In 2004 the Better Regulation Task Force said in its report “Better Routes to Redress”:
“It is a commonly held perception that the United Kingdom is in the grip of ‘compensation culture’. Newspapers complain that the UK is becoming like the United States with stories of people apparently suing others for large sums of money, and often for what appear to be trivial reasons.
“The compensation culture is a myth.”
Mr Cameron’s announcement that Lord Young will look at how to “save” people from accusations of negligence “when they are taking reasonable actions to help someone” confuses the tort of negligence – a breach of a legal duty of care – with the health and safety regulations that he hates so much; so-called “soft laws” that he has declared the public will be able to vote off the statute book.
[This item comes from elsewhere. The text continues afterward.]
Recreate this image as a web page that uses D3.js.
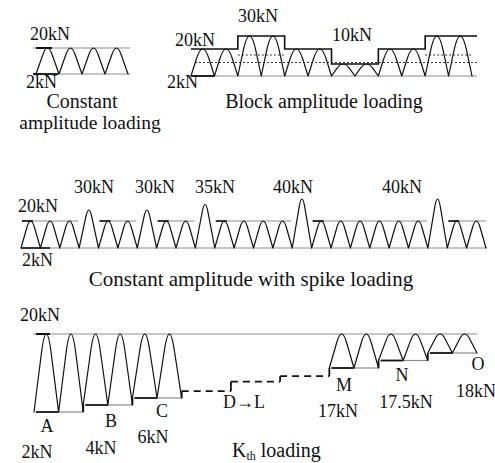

The Tories can no more change the law to prevent someone who is in breach of their duty of care from being charged with negligence than they can opt out of European directives on workplace health and safety that protect people from being forced to, say, work unlimited hours or which require employers to assess risk.
Changing the law of negligence requires primary legislation. Reversing laws developed from the 1932 case of Donoghue v Stevenson, which involved a snail in a bottle of ginger beer, is no small undertaking.
Finding the bottle manufacturer at fault was based on the Christian principle of loving thy neighbour. Tory values you would have thought?
The supposedly cuddly and caring Tories appear to think it is ok for the “well-meaning” to make ginger beer with snails in it for the people they profess to care about.
Is this a new world of exempting “selfless” people from any responsibility to protect people’s safety, or just an extension of the financial sector’s principle – profit before people?
The snail in the ginger beer was obscured by the opaque bottle. The purpose of Cameron’s policies are, by contrast, transparent – to look after his friends in business at the expense of people’s safety and lives.